[BEGIN Data excerpt]

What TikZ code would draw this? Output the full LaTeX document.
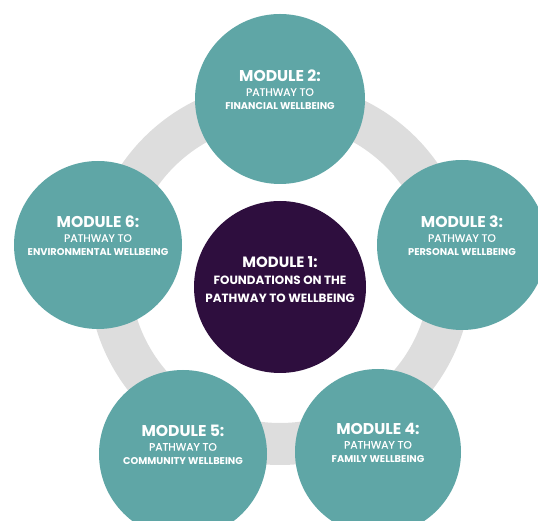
\documentclass[tikz,border=0pt]{standalone}
\usepackage{fontspec}
\setsansfont{Poppins}
\newfontfamily\pathfont{Poppins}[FakeBold=0.6]
\usetikzlibrary{positioning}
\definecolor{moduleteal}{RGB}{95,166,166}
\definecolor{hubpurple}{RGB}{46,14,62}
\definecolor{ringgray}{RGB}{221,221,221}
\newcommand{\modhead}[1]{{\fontsize{8.9}{8}\selectfont\bfseries #1}}
\newcommand{\modpath}[1]{{\pathfont\fontsize{6.1}{8}\selectfont #1}}
\newcommand{\modname}[1]{{\fontsize{5.6}{8}\selectfont\bfseries #1}}

\begin{document}
\begin{tikzpicture}[
  modcircle/.style={circle, fill=moduleteal, inner sep=0pt},
  modtext/.style={text=white, align=center, inner sep=0pt,
                  font=\sffamily\fontsize{6}{8}\selectfont},
]
\useasboundingbox (0,0) rectangle (10.76,10.42);
\clip (0,0) rectangle (10.76,10.42);
% grey ring behind the modules
\draw[ringgray, line width=0.84cm] (5.60,4.96) circle (3.42);
% outer modules
\foreach \name/\x/\y/\d in {m2/5.60/8.44/3.40, m3/9.24/5.52/3.40, m4/7.56/1.38/3.32,
                           m5/3.66/1.34/3.36, m6/1.96/5.52/3.36}
  \node[modcircle, minimum size=\d cm] (\name) at (\x,\y) {};
% centre module
\node[circle, fill=hubpurple, inner sep=0pt, minimum size=3.44cm] (hub) at (5.60,4.68) {};

\node[modtext, font=\sffamily\bfseries\fontsize{6.8}{9.8}\selectfont] (hubtext)
  at ([yshift=0.15cm]hub.center)
  {{\fontsize{8.5}{9.8}\selectfont MODULE 1:}\\
   FOUNDATIONS ON THE\\
   PATHWAY TO WELLBEING};
\node[modtext] (m2text) at ([yshift=0.18cm]m2.center)
  {\modhead{MODULE 2:}\\ \modpath{PATHWAY TO}\\ \modname{FINANCIAL WELLBEING}};
\node[modtext] (m3text) at ([yshift=0.18cm]m3.center)
  {\modhead{MODULE 3:}\\ \modpath{PATHWAY TO}\\ \modname{PERSONAL WELLBEING}};
\node[modtext] (m4text) at ([yshift=0.18cm]m4.center)
  {\modhead{MODULE 4:}\\ \modpath{PATHWAY TO}\\ \modname{FAMILY WELLBEING}};
\node[modtext] (m5text) at ([yshift=0.18cm]m5.center)
  {\modhead{MODULE 5:}\\ \modpath{PATHWAY TO}\\ \modname{COMMUNITY WELLBEING}};
\node[modtext] (m6text) at ([yshift=0.18cm]m6.center)
  {\modhead{MODULE 6:}\\ \modpath{PATHWAY TO}\\ \modname{ENVIRONMENTAL WELLBEING}};
\end{tikzpicture}
\end{document}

[END Data excerpt]

**Exercise**
Pick out every line of the listing containing the word "draw", and show those lines.

**Answer for the task**
What TikZ code would draw this? Output the full LaTeX document.
\draw[ringgray, line width=0.84cm] (5.60,4.96) circle (3.42);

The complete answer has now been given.